[The request]:
Return each line of the listing below, unchanged, and omit the images.

##########

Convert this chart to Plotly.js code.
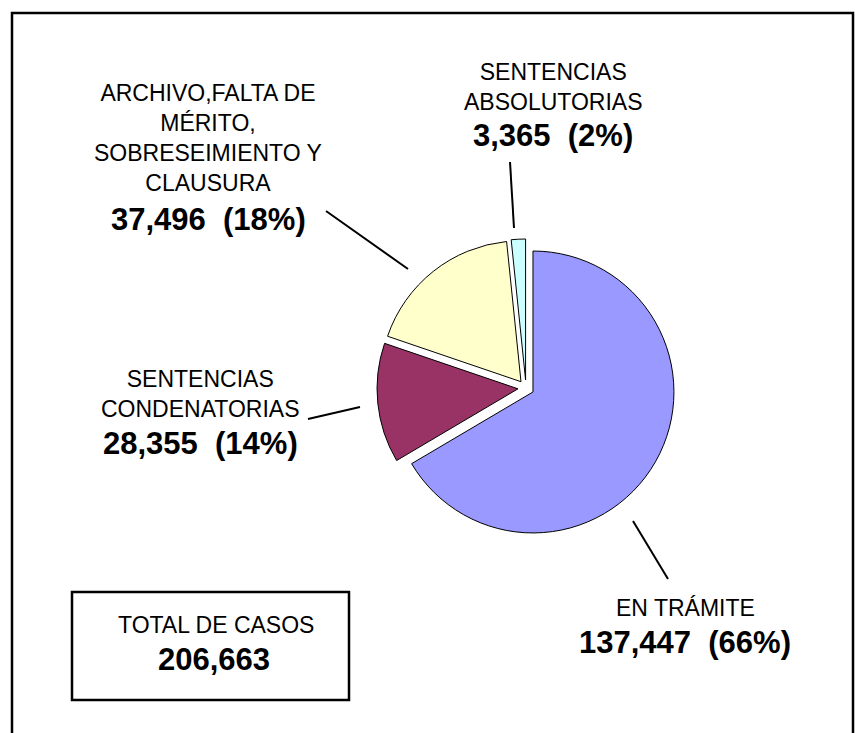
<!DOCTYPE html>
<html>
<head>
<meta charset="utf-8">
<script src="https://cdn.plot.ly/plotly-3.0.1.min.js"></script>
<style>html,body{margin:0;padding:0;background:#fff;}#chart{width:855px;height:733px;}</style>
</head>
<body>
<div id="chart"></div>
<script>
// ---- data ----
var categories = ["EN TRÁMITE", "SENTENCIAS CONDENATORIAS", "ARCHIVO,FALTA DE MÉRITO, SOBRESEIMIENTO Y CLAUSURA", "SENTENCIAS ABSOLUTORIAS"];
var labelLines = [["EN TRÁMITE"], ["SENTENCIAS", "CONDENATORIAS"], ["ARCHIVO,FALTA DE", "MÉRITO,", "SOBRESEIMIENTO Y", "CLAUSURA"], ["SENTENCIAS", "ABSOLUTORIAS"]];
var values = [137447, 28355, 37496, 3365];
var percentLabels = [66, 14, 18, 2];
var totalLabel = "TOTAL DE CASOS";
var colors = ["#9999FF", "#993366", "#FFFFCC", "#CCFFFF"];

var W = 855, H = 733;
function px(x) { return x / W; }
function py(y) { return 1 - y / H; }
function fmt(n) { return n.toLocaleString('en-US'); }
var total = values.reduce(function (a, b) { return a + b; }, 0);

// label placement (pixels): [x, yTextBlockCenter, yBoldLine]
var labelPos = [[685, 608, 642], [200, 394, 444], [208, 138.5, 219], [553, 87.5, 135]];
// leader lines [x0,y0,x1,y1]
var leaders = [[633, 521, 668, 579], [308, 419, 360, 407], [326, 211, 408, 269], [510, 162, 514, 228]];

var FONT = "Liberation Sans, Arial, sans-serif";
var annotations = [];
var shapes = [];
for (var i = 0; i < categories.length; i++) {
  annotations.push({
    xref: 'paper', yref: 'paper', x: px(labelPos[i][0]), y: py(labelPos[i][1]),
    xanchor: 'center', yanchor: 'middle', showarrow: false, align: 'center',
    text: labelLines[i].join('<br>'),
    font: {family: FONT, size: 23, color: '#000'}
  });
  annotations.push({
    xref: 'paper', yref: 'paper', x: px(labelPos[i][0]), y: py(labelPos[i][2]),
    xanchor: 'center', yanchor: 'middle', showarrow: false,
    text: '<b>' + fmt(values[i]) + '  (' + percentLabels[i] + '%)</b>',
    font: {family: FONT, size: 31, color: '#000'}
  });
  shapes.push({
    type: 'line', xref: 'paper', yref: 'paper',
    x0: px(leaders[i][0]), y0: py(leaders[i][1]), x1: px(leaders[i][2]), y1: py(leaders[i][3]),
    line: {color: '#000', width: 2}
  });
}
// total box
annotations.push({
  xref: 'paper', yref: 'paper', x: px(216), y: py(625), xanchor: 'center', yanchor: 'middle',
  showarrow: false, text: totalLabel, font: {family: FONT, size: 23, color: '#000'}
});
annotations.push({
  xref: 'paper', yref: 'paper', x: px(214), y: py(659), xanchor: 'center', yanchor: 'middle',
  showarrow: false, text: '<b>' + fmt(total) + '</b>', font: {family: FONT, size: 31, color: '#000'}
});
shapes.push({type: 'rect', xref: 'paper', yref: 'paper', x0: px(72), y0: py(592), x1: px(349), y1: py(700),
  line: {color: '#000', width: 2.5}, fillcolor: 'rgba(0,0,0,0)'});
// outer frame
shapes.push({type: 'rect', xref: 'paper', yref: 'paper', x0: px(12), y0: py(13), x1: px(853), y1: py(745),
  line: {color: '#000', width: 2.5}, fillcolor: 'rgba(0,0,0,0)'});

var pull = 0.057;
var trace = {
  type: 'pie',
  labels: categories,
  values: values,
  sort: false,
  direction: 'clockwise',
  rotation: 0,
  pull: pull,
  textinfo: 'none',
  hoverinfo: 'none',
  marker: {colors: colors, line: {color: '#000', width: 1}},
  domain: {x: [px(377), px(675)], y: [py(537), py(239)]}
};

var layout = {
  width: W, height: H,
  margin: {l: 0, r: 0, t: 0, b: 0},
  showlegend: false,
  paper_bgcolor: '#fff',
  annotations: annotations,
  shapes: shapes,
  hovermode: false
};
Plotly.newPlot('chart', [trace], layout, {displayModeBar: false, staticPlot: true});
</script>
</body>
</html>
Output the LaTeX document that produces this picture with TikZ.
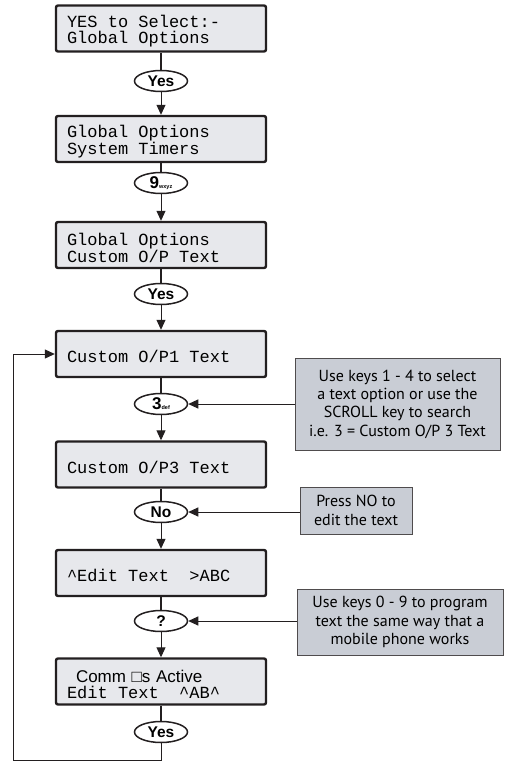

##########

[Result of this task]:
Convert this chart to Plotly.js code.
<!DOCTYPE html>
<html>
<head>
<meta charset="utf-8">
<script src="https://cdn.plot.ly/plotly-3.0.1.min.js"></script>
<style>html,body{margin:0;padding:0;background:#fff;}#chart{width:855px;height:733px;}</style>
</head>
<body>
<div id="chart"></div>
<script>
// ---- data ----
var categories = ["EN TRÁMITE", "SENTENCIAS CONDENATORIAS", "ARCHIVO,FALTA DE MÉRITO, SOBRESEIMIENTO Y CLAUSURA", "SENTENCIAS ABSOLUTORIAS"];
var labelLines = [["EN TRÁMITE"], ["SENTENCIAS", "CONDENATORIAS"], ["ARCHIVO,FALTA DE", "MÉRITO,", "SOBRESEIMIENTO Y", "CLAUSURA"], ["SENTENCIAS", "ABSOLUTORIAS"]];
var values = [137447, 28355, 37496, 3365];
var percentLabels = [66, 14, 18, 2];
var totalLabel = "TOTAL DE CASOS";
var colors = ["#9999FF", "#993366", "#FFFFCC", "#CCFFFF"];

var W = 855, H = 733;
function px(x) { return x / W; }
function py(y) { return 1 - y / H; }
function fmt(n) { return n.toLocaleString('en-US'); }
var total = values.reduce(function (a, b) { return a + b; }, 0);

// label placement (pixels): [x, yTextBlockCenter, yBoldLine]
var labelPos = [[685, 608, 642], [200, 394, 444], [208, 138.5, 219], [553, 87.5, 135]];
// leader lines [x0,y0,x1,y1]
var leaders = [[633, 521, 668, 579], [308, 419, 360, 407], [326, 211, 408, 269], [510, 162, 514, 228]];

var FONT = "Liberation Sans, Arial, sans-serif";
var annotations = [];
var shapes = [];
for (var i = 0; i < categories.length; i++) {
  annotations.push({
    xref: 'paper', yref: 'paper', x: px(labelPos[i][0]), y: py(labelPos[i][1]),
    xanchor: 'center', yanchor: 'middle', showarrow: false, align: 'center',
    text: labelLines[i].join('<br>'),
    font: {family: FONT, size: 23, color: '#000'}
  });
  annotations.push({
    xref: 'paper', yref: 'paper', x: px(labelPos[i][0]), y: py(labelPos[i][2]),
    xanchor: 'center', yanchor: 'middle', showarrow: false,
    text: '<b>' + fmt(values[i]) + '  (' + percentLabels[i] + '%)</b>',
    font: {family: FONT, size: 31, color: '#000'}
  });
  shapes.push({
    type: 'line', xref: 'paper', yref: 'paper',
    x0: px(leaders[i][0]), y0: py(leaders[i][1]), x1: px(leaders[i][2]), y1: py(leaders[i][3]),
    line: {color: '#000', width: 2}
  });
}
// total box
annotations.push({
  xref: 'paper', yref: 'paper', x: px(216), y: py(625), xanchor: 'center', yanchor: 'middle',
  showarrow: false, text: totalLabel, font: {family: FONT, size: 23, color: '#000'}
});
annotations.push({
  xref: 'paper', yref: 'paper', x: px(214), y: py(659), xanchor: 'center', yanchor: 'middle',
  showarrow: false, text: '<b>' + fmt(total) + '</b>', font: {family: FONT, size: 31, color: '#000'}
});
shapes.push({type: 'rect', xref: 'paper', yref: 'paper', x0: px(72), y0: py(592), x1: px(349), y1: py(700),
  line: {color: '#000', width: 2.5}, fillcolor: 'rgba(0,0,0,0)'});
// outer frame
shapes.push({type: 'rect', xref: 'paper', yref: 'paper', x0: px(12), y0: py(13), x1: px(853), y1: py(745),
  line: {color: '#000', width: 2.5}, fillcolor: 'rgba(0,0,0,0)'});

var pull = 0.057;
var trace = {
  type: 'pie',
  labels: categories,
  values: values,
  sort: false,
  direction: 'clockwise',
  rotation: 0,
  pull: pull,
  textinfo: 'none',
  hoverinfo: 'none',
  marker: {colors: colors, line: {color: '#000', width: 1}},
  domain: {x: [px(377), px(675)], y: [py(537), py(239)]}
};

var layout = {
  width: W, height: H,
  margin: {l: 0, r: 0, t: 0, b: 0},
  showlegend: false,
  paper_bgcolor: '#fff',
  annotations: annotations,
  shapes: shapes,
  hovermode: false
};
Plotly.newPlot('chart', [trace], layout, {displayModeBar: false, staticPlot: true});
</script>
</body>
</html>
Output the LaTeX document that produces this picture with TikZ.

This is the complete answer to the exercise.